Edmund del Guercio

Personal information
- Nickname: Ned
- Born: March 9, 1983 (age 43)

Sport
- Sport: Rowing
- Club: USRowing Princeton Training Center

Medal record
Men's rowing
Representing United States
World Championships
| Gold medal – first place | 2007 Munich | Coxed four |
| Gold medal – first place | 2008 Ottensheim | Lwt eight |
Pan American Games
| Gold medal – first place | 2007 Rio de Janeiro | Eight |

= Edmund del Guercio =

American rower (born 1983)

Edmund "Ned" DelGuercio (born March 9, 1983) is an American coxswain. He won the gold medal at the 2008 World Rowing Championships in Ottensheim in the Men's Lightweight eight.
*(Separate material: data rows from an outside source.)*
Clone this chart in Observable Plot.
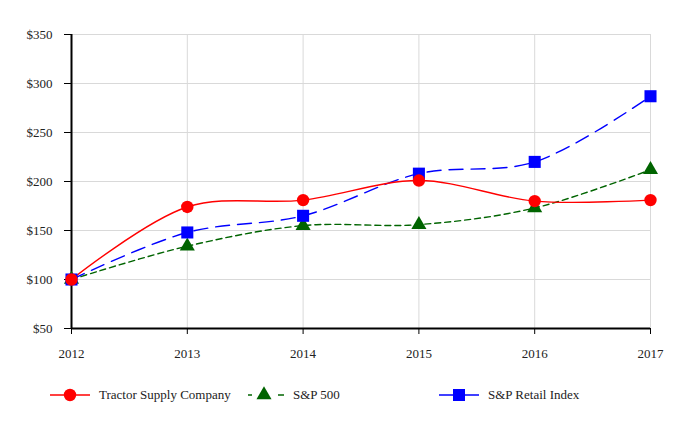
<!DOCTYPE html>
<html>
<head>
<meta charset="utf-8">
<script src="https://cdn.jsdelivr.net/npm/d3@7"></script>
<script src="https://cdn.jsdelivr.net/npm/@observablehq/plot@0.6"></script>
<style>
  body { margin: 0; background: #fff; font-family: "Liberation Serif", "DejaVu Serif", serif; }
  #wrap { position: relative; width: 684px; height: 430px; }
  .leg { position: absolute; top: 384px; height: 22px; display: flex; align-items: center; font-size: 13px; color: #222; }
  .leg svg { margin-right: 9px; }
</style>
</head>
<body>
<div id="wrap">
  <div id="chart"></div>
</div>
<script>
const years = [2012, 2013, 2014, 2015, 2016, 2017];
const seriesNames = ["Tractor Supply Company", "S&P 500", "S&P Retail Index"];
const tractor = [100, 174, 181, 201, 180, 181];
const sp500 = [100, 134, 155, 156, 173, 212];
const retail = [100, 148, 165, 208, 220, 287];
const yTicks = [50, 100, 150, 200, 250, 300, 350];

const colors = {"Tractor Supply Company": "#ff0000", "S&P 500": "#006400", "S&P Retail Index": "#0000ff"};
const symbols = {"Tractor Supply Company": "circle", "S&P 500": "triangle", "S&P Retail Index": "square"};
const dashes = {"Tractor Supply Company": null, "S&P 500": "6,4", "S&P Retail Index": "14,8"};
const radii = {"Tractor Supply Company": 6.2, "S&P 500": 5.6, "S&P Retail Index": 6.8};
const values = {"Tractor Supply Company": tractor, "S&P 500": sp500, "S&P Retail Index": retail};

const rows = s => years.map((y, i) => ({year: y, value: values[s][i], series: s}));
const drawOrder = ["S&P 500", "S&P Retail Index", "Tractor Supply Company"];

const marks = [
  Plot.gridY(yTicks.slice(1), {stroke: "#d9d9d9", strokeOpacity: 1, strokeWidth: 1}),
  Plot.gridX(years.slice(1), {stroke: "#d9d9d9", strokeOpacity: 1, strokeWidth: 1}),
  Plot.axisY(yTicks, {tickSize: 7, tickPadding: 12, tickFormat: d => "$" + d, fontSize: 13, stroke: "#000"}),
  Plot.axisX(years, {tickSize: 6, tickPadding: 14, tickFormat: d => String(d), fontSize: 13, stroke: "#000"}),
  Plot.ruleX([2012], {stroke: "#000", strokeWidth: 2}),
  Plot.ruleY([50], {stroke: "#000", strokeWidth: 2})
];
for (const s of drawOrder) {
  marks.push(Plot.line(rows(s), {x: "year", y: "value", stroke: colors[s], strokeWidth: 1.4, curve: "catmull-rom", strokeDasharray: dashes[s]}));
}
for (const s of drawOrder) {
  marks.push(Plot.dot(rows(s), {x: "year", y: "value", fill: colors[s], symbol: symbols[s], r: radii[s]}));
}

const chart = Plot.plot({
  width: 684,
  height: 370,
  marginTop: 34,
  marginLeft: 71,
  marginRight: 34,
  marginBottom: 42,
  style: {fontFamily: "'Liberation Serif', serif", fontSize: "13px", color: "#222", background: "#fff"},
  x: {domain: [2012, 2017], label: null},
  y: {domain: [50, 350], label: null},
  marks
});
document.getElementById("chart").appendChild(chart);

// legend
const legPos = {"Tractor Supply Company": 50, "S&P 500": 244, "S&P Retail Index": 439};
const wrap = document.getElementById("wrap");
for (const s of seriesNames) {
  const div = document.createElement("div");
  div.className = "leg";
  div.style.left = legPos[s] + "px";
  const sw = d3.create("svg").attr("width", 40).attr("height", 20);
  if (s === "S&P 500") {
    sw.append("line").attr("x1", 4).attr("x2", 8).attr("y1", 10).attr("y2", 10).attr("stroke", colors[s]).attr("stroke-width", 1.5);
    sw.append("line").attr("x1", 34).attr("x2", 40).attr("y1", 10).attr("y2", 10).attr("stroke", colors[s]).attr("stroke-width", 1.5);
  } else {
    sw.append("line").attr("x1", 0).attr("x2", 40).attr("y1", 10).attr("y2", 10).attr("stroke", colors[s]).attr("stroke-width", 1.5);
  }
  const symType = {circle: d3.symbolCircle, triangle: d3.symbolTriangle, square: d3.symbolSquare}[symbols[s]];
  sw.append("path").attr("transform", "translate(20,10)")
    .attr("d", d3.symbol(symType, Math.PI * radii[s] * radii[s])())
    .attr("fill", colors[s]);
  div.appendChild(sw.node());
  const t = document.createElement("span");
  t.textContent = s;
  div.appendChild(t);
  wrap.appendChild(div);
}
</script>
</body>
</html>
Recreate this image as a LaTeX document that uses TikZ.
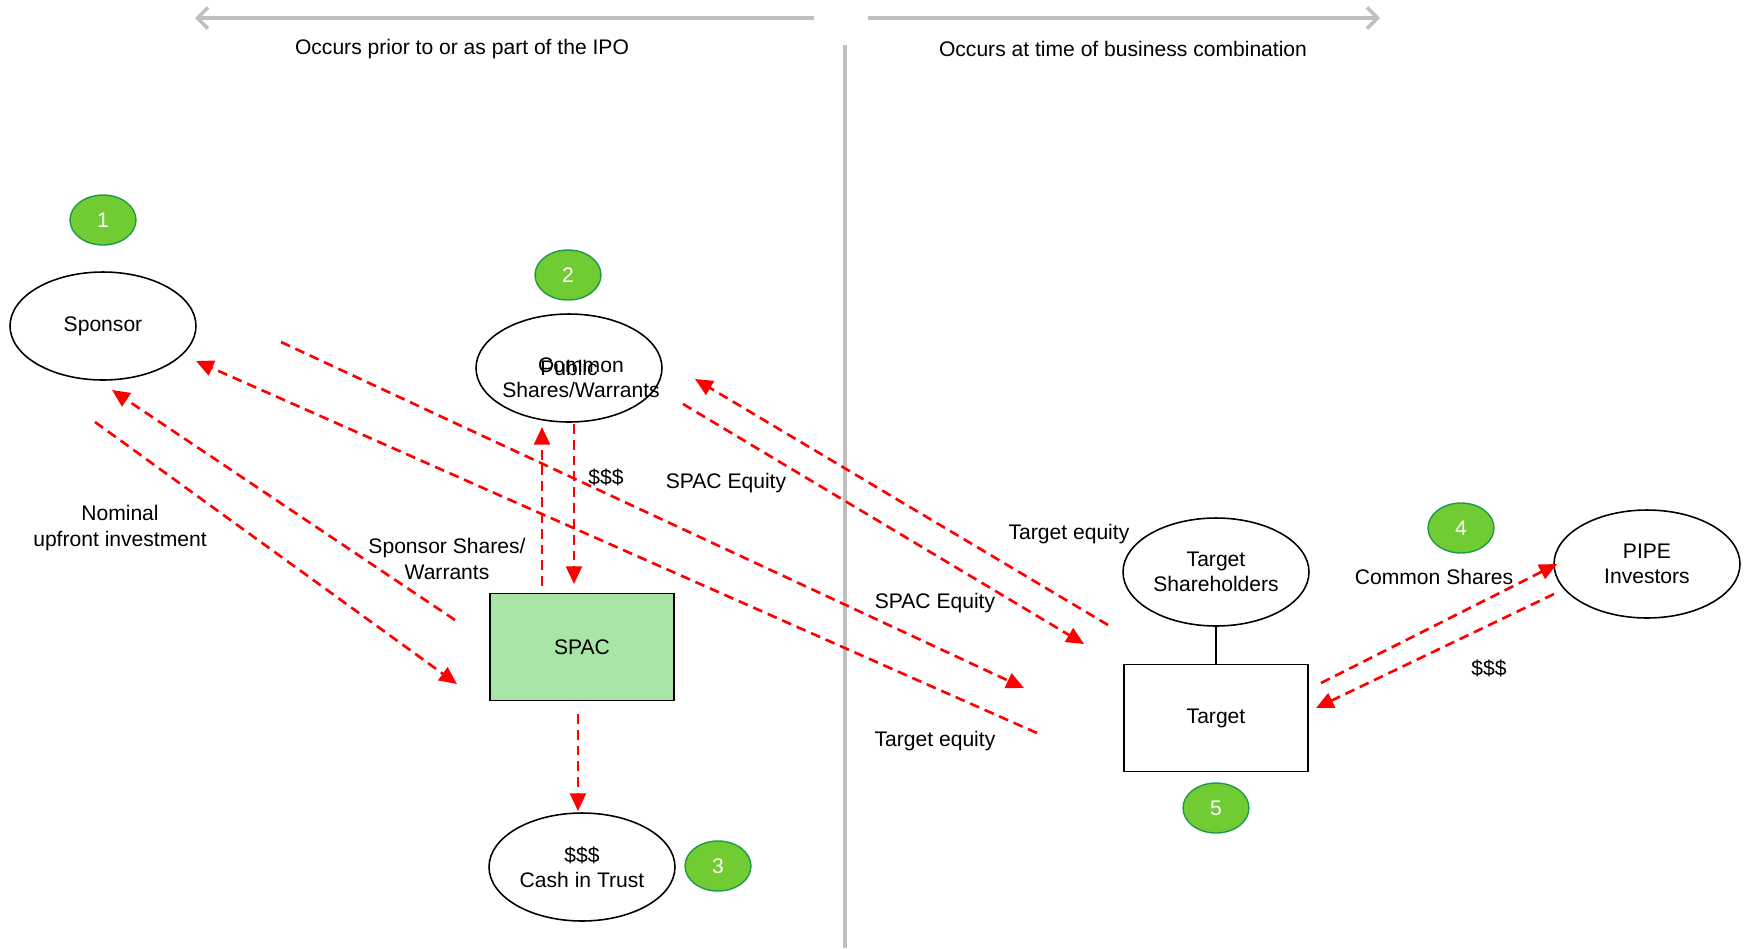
\documentclass[tikz,border=0pt]{standalone}
\usepackage{fontspec}
\setmainfont{Liberation Sans}
\usetikzlibrary{arrows.meta,shapes.geometric}
\definecolor{stepgreen}{HTML}{70CC32}
\definecolor{stepedge}{HTML}{1F9A4C}
\definecolor{spacgreen}{HTML}{A9E5A7}
\definecolor{rulegray}{HTML}{BFBFBF}
\tikzset{
  party/.style={draw, ellipse, line width=0.9pt, minimum width=3.72cm, minimum height=2.16cm, align=center, inner sep=0pt},
  entity/.style={draw, rectangle, line width=0.9pt, minimum width=3.68cm, minimum height=2.14cm, align=center},
  stepnum/.style={draw=stepedge, fill=stepgreen, ellipse, line width=0.8pt, minimum width=1.32cm, minimum height=1cm, text=white, inner sep=0pt},
  flow/.style={red, line width=1.5pt, dash pattern=on 5.6pt off 3.4pt, -{Triangle[length=10pt,width=9pt]}},
  phase/.style={rulegray, line width=2pt, -{Straight Barb[length=6pt,width=12pt]}},
  lbl/.style={align=center, inner sep=1pt}
}
\begin{document}
\begin{tikzpicture}[x=0.02cm, y=-0.02cm, font=\fontsize{12}{14.4}\selectfont]
\useasboundingbox (0,0) rectangle (1749,948);
% time line
\coordinate (ipoR) at (814,18); \coordinate (ipoL) at (195,18);
\coordinate (busL) at (868,18); \coordinate (busR) at (1380,18);
\coordinate (divT) at (845,45); \coordinate (divB) at (845,948);
\draw[phase] (ipoR) -- (ipoL);
\draw[phase] (busL) -- (busR);
\draw[rulegray, line width=1.8pt] (divT) -- (divB);
\node (ipo) at (462,49) {Occurs prior to or as part of the IPO};
\node (bus) at (1123,49) {Occurs at time of business combination};

% parties
\node[party] (sponsor) at (103,326) {Sponsor};
\node[party] (public) at (569,368) {Public};
\node[lbl] (pubtxt) at (581,378) {Common\\Shares/Warrants};
\node[entity, fill=spacgreen] (spac) at (582,647) {SPAC};
\node[party] (trust) at (582,867) {\$\$\$\\Cash in Trust};
\node[party] (tsh) at (1216,572) {Target\\Shareholders};
\node[entity] (target) at (1216,718) {Target};
\node[party] (pipe) at (1647,564) {PIPE\\Investors};
\draw[line width=0.9pt] (tsh) -- (target);

% steps
\node[stepnum] (s1) at (103,220) {1};
\node[stepnum] (s2) at (568,275) {2};
\node[stepnum] (s3) at (718,866) {3};
\node[stepnum] (s4) at (1461,528) {4};
\node[stepnum] (s5) at (1216,808) {5};

% flows
\coordinate (nomA) at (95,422);   \coordinate (nomB) at (457,684);
\coordinate (sswA) at (455,620);  \coordinate (sswB) at (112,390);
\coordinate (teqA) at (1037,733); \coordinate (teqB) at (196,361);
\coordinate (seqA) at (281,342);  \coordinate (seqB) at (1024,688);
\coordinate (pubA) at (542,586);  \coordinate (pubB) at (542,427);
\coordinate (cashA) at (574,424); \coordinate (cashB) at (574,584);
\coordinate (pseA) at (683,404);  \coordinate (pseB) at (1084,644);
\coordinate (pteA) at (1108,625); \coordinate (pteB) at (695,379);
\coordinate (csA) at (1321,683);  \coordinate (csB) at (1557,564);
\coordinate (pipA) at (1554,594); \coordinate (pipB) at (1316,708);
\coordinate (trA) at (578,714);   \coordinate (trB) at (578,811);
\draw[flow] (nomA) -- (nomB);
\draw[flow] (sswA) -- (sswB);
\draw[flow] (teqA) -- (teqB);
\draw[flow] (seqA) -- (seqB);
\draw[flow] (pubA) -- (pubB);
\draw[flow] (cashA) -- (cashB);
\draw[flow] (pseA) -- (pseB);
\draw[flow] (pteA) -- (pteB);
\draw[flow] (csA) -- (csB);
\draw[flow] (pipA) -- (pipB);
\draw[flow] (trA) -- (trB);

% labels
\node[lbl] (nom) at (120,528) {Nominal\\upfront investment};
\node[lbl] (ssw) at (447,559) {Sponsor Shares/\\Warrants};
\node[lbl] (teq) at (935,741) {Target equity};
\node[lbl] (seq) at (935,603) {SPAC Equity};
\node[lbl] (cash) at (606,477) {\$\$\$};
\node[lbl] (pse) at (726,483) {SPAC Equity};
\node[lbl] (pte) at (1069,534) {Target equity};
\node[lbl] (cs) at (1434,577) {Common Shares};
\node[lbl] (pip) at (1489,668) {\$\$\$};
\end{tikzpicture}
\end{document}
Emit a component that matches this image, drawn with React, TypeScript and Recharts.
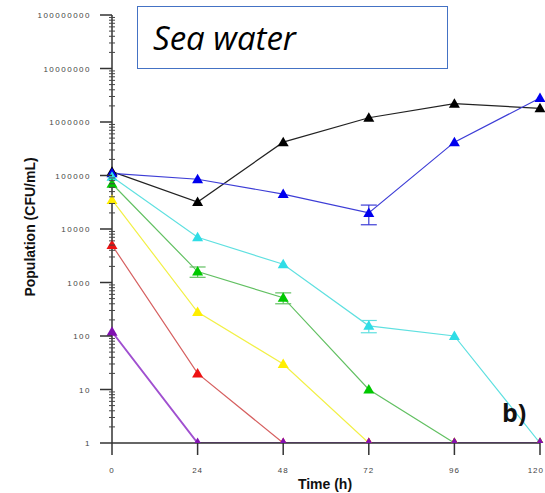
import { LineChart, Line, XAxis, YAxis, ErrorBar } from 'recharts'

const times = [0, 24, 48, 72, 96, 120]
const control = [118000, 32000, 420000, 1200000, 2200000, 1800000]
const blue = [110000, 85000, 45000, 20000, 420000, 2800000]
const cyan = [95000, 7000, 2200, 155, 100, 1]
const green = [70000, 1600, 520, 10, 1, 1]
const yellow = [35000, 280, 30, 1, 1, 1]
const red = [5000, 20, 1, 1, 1, 1]
const purple = [120, 1, 1, 1, 1, 1]

const blueErr = [0, 0, 0, 8000, 0, 0]
const cyanErr = [0, 0, 0, 40, 0, 0]
const greenErr = [0, 350, 120, 0, 0, 0]

const xTicks = [0, 24, 48, 72, 96, 120]
const majorTicks = [1, 10, 100, 1000, 10000, 100000, 1000000, 10000000, 100000000]
const yTicks: number[] = []
majorTicks.forEach((m, i) => {
  if (i === majorTicks.length - 1) {
    yTicks.push(m)
    return
  }
  for (let k = 1; k < 10; k++) yTicks.push(m * k)
})

const err = (e: number) => (e ? [e, e] : null)

const data = times.map((t, i) => ({
  t,
  control: control[i],
  blue: blue[i],
  cyan: cyan[i],
  green: green[i],
  yellow: yellow[i],
  red: red[i],
  purple: purple[i],
  blueErr: err(blueErr[i]),
  cyanErr: err(cyanErr[i]),
  greenErr: err(greenErr[i]),
}))

const series = [
  { key: 'control', line: '#222222', fill: '#000000' },
  { key: 'blue', line: '#3d3dd6', fill: '#0000ee', errKey: 'blueErr' },
  { key: 'cyan', line: '#5fe0e0', fill: '#2fdde6', errKey: 'cyanErr' },
  { key: 'green', line: '#62c062', fill: '#00c800', errKey: 'greenErr' },
  { key: 'yellow', line: '#f2f046', fill: '#ffee00' },
  { key: 'red', line: '#d66060', fill: '#ee1111' },
  { key: 'purple', line: '#a050d0', fill: '#8010b0' },
]

function triangle(fill: string) {
  return (p: any) => {
    const { cx, cy, index } = p
    if (cx == null || cy == null) return <g key={index} />
    return (
      <polygon
        key={index}
        points={`${cx},${cy - 5.5} ${cx - 5.5},${cy + 4} ${cx + 5.5},${cy + 4}`}
        fill={fill}
      />
    )
  }
}

const tickFont = 'Liberation Sans, Arial, sans-serif'

function YTick(props: any) {
  const { x, y, payload } = props
  const v = payload.value
  const isMajor = majorTicks.includes(v)
  if (isMajor) {
    return (
      <g>
        <line x1={x - 12} x2={x} y1={y} y2={y} stroke="#333" strokeWidth={1.5} />
        <text x={x - 21} y={y + 3} textAnchor="end" fontSize={8} letterSpacing={1.5} fill="#444" fontFamily={tickFont}>
          {String(v)}
        </text>
      </g>
    )
  }
  return <line x1={x - 3} x2={x + 3} y1={y} y2={y} stroke="#444" strokeWidth={1} />
}

function XTick(props: any) {
  const { x, y, payload } = props
  const last = payload.value === 120
  return (
    <g>
      <line x1={x} x2={x} y1={y} y2={y + 12} stroke="#333" strokeWidth={1.5} />
      <text
        x={last ? 544 : x}
        y={y + 30}
        textAnchor={last ? 'end' : 'middle'}
        fontSize={8}
        letterSpacing={1}
        fill="#444"
        fontFamily={tickFont}
      >
        {String(payload.value)}
      </text>
    </g>
  )
}

export default function App() {
  return (
    <div style={{ position: 'absolute', left: 0, top: 0, width: 545, height: 493, background: '#fff' }}>
      <LineChart width={545} height={493} data={data} margin={{ top: 15, right: 5, bottom: 20, left: 52 }}>
        <XAxis
          dataKey="t"
          type="number"
          domain={[0, 120]}
          ticks={xTicks}
          tick={<XTick />}
          tickLine={false}
          tickSize={0}
          tickMargin={0}
          height={30}
          interval={0}
          axisLine={{ stroke: '#333', strokeWidth: 1.5 }}
        />
        <YAxis
          scale="log"
          domain={[1, 100000000]}
          ticks={yTicks}
          interval={0}
          allowDataOverflow
          tick={<YTick />}
          tickLine={false}
          tickSize={0}
          tickMargin={0}
          width={60}
          axisLine={{ stroke: '#333', strokeWidth: 1.5 }}
        />
        {series.map((s) => (
          <Line
            key={s.key}
            dataKey={s.key}
            type="linear"
            stroke={s.line}
            strokeWidth={s.key === 'purple' ? 2 : 1.2}
            dot={triangle(s.fill)}
            activeDot={false}
            isAnimationActive={false}
          >
            {s.errKey && (
              <ErrorBar dataKey={s.errKey} width={8} stroke={s.line} strokeWidth={1.2} direction="y" />
            )}
          </Line>
        ))}
      </LineChart>
      <div
        style={{
          position: 'absolute',
          left: 137,
          top: 6,
          width: 311,
          height: 63,
          border: '1.5px solid #4472c4',
          boxSizing: 'border-box',
        }}
      />
      <div
        style={{
          position: 'absolute',
          left: 153,
          top: 16,
          fontFamily: 'Open Sans, sans-serif',
          fontStyle: 'italic',
          fontSize: 33,
          lineHeight: '44px',
          color: '#000',
          whiteSpace: 'nowrap',
        }}
      >
        Sea water
      </div>
      <div
        style={{
          position: 'absolute',
          left: 502,
          top: 397,
          fontFamily: 'Open Sans, sans-serif',
          fontWeight: 700,
          fontSize: 25,
          lineHeight: '30px',
          color: '#111',
        }}
      >
        b)
      </div>
      <div
        style={{
          position: 'absolute',
          left: 325,
          top: 484,
          transform: 'translate(-50%, -50%)',
          fontFamily: 'Liberation Sans, Arial, sans-serif',
          fontWeight: 700,
          fontSize: 14,
          whiteSpace: 'nowrap',
          color: '#111',
        }}
      >
        Time (h)
      </div>
      <div
        style={{
          position: 'absolute',
          left: 30,
          top: 227,
          transform: 'translate(-50%, -50%) rotate(-90deg)',
          fontFamily: 'Liberation Sans, Arial, sans-serif',
          fontWeight: 700,
          fontSize: 14,
          whiteSpace: 'nowrap',
          color: '#111',
        }}
      >
        Population (CFU/mL)
      </div>
    </div>
  )
}
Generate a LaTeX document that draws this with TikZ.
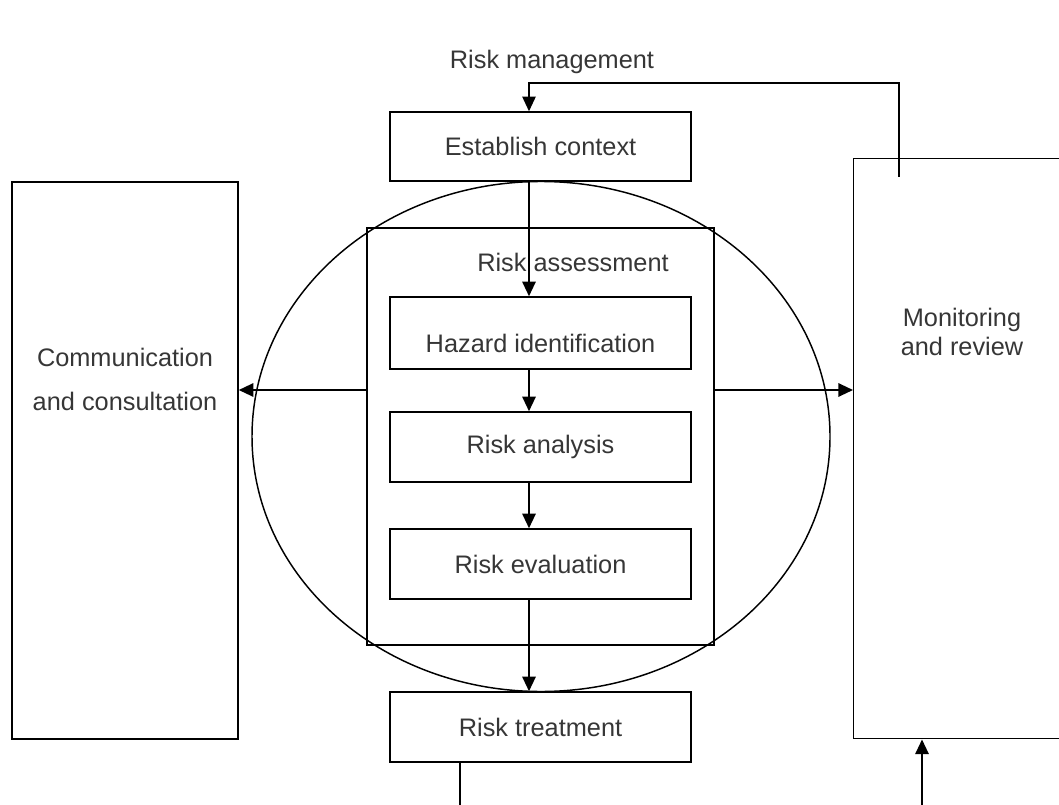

He won the gold medal at the 2007 World Rowing Championships in Munich with the United States Men's Coxed Four, and the gold medal at the Pan American Games in Rio de Janeiro in the Men's Eight that same year.

DelGuercio was on six USA World Championship Teams (2001, 2007, 2008, 2009, 2010, 2011), two Lucerne World Cup teams (2010, 2011), three Henley Royal Regatta teams as a competitor (2005, 2010, 2011), and two as a coach for Yale University (2016, 2022). Invited to two Olympic Selection camps (2008, 2012).

Started rowing in 1997 at Saint Joseph's Prep and the Pennsylvania Athletics Club.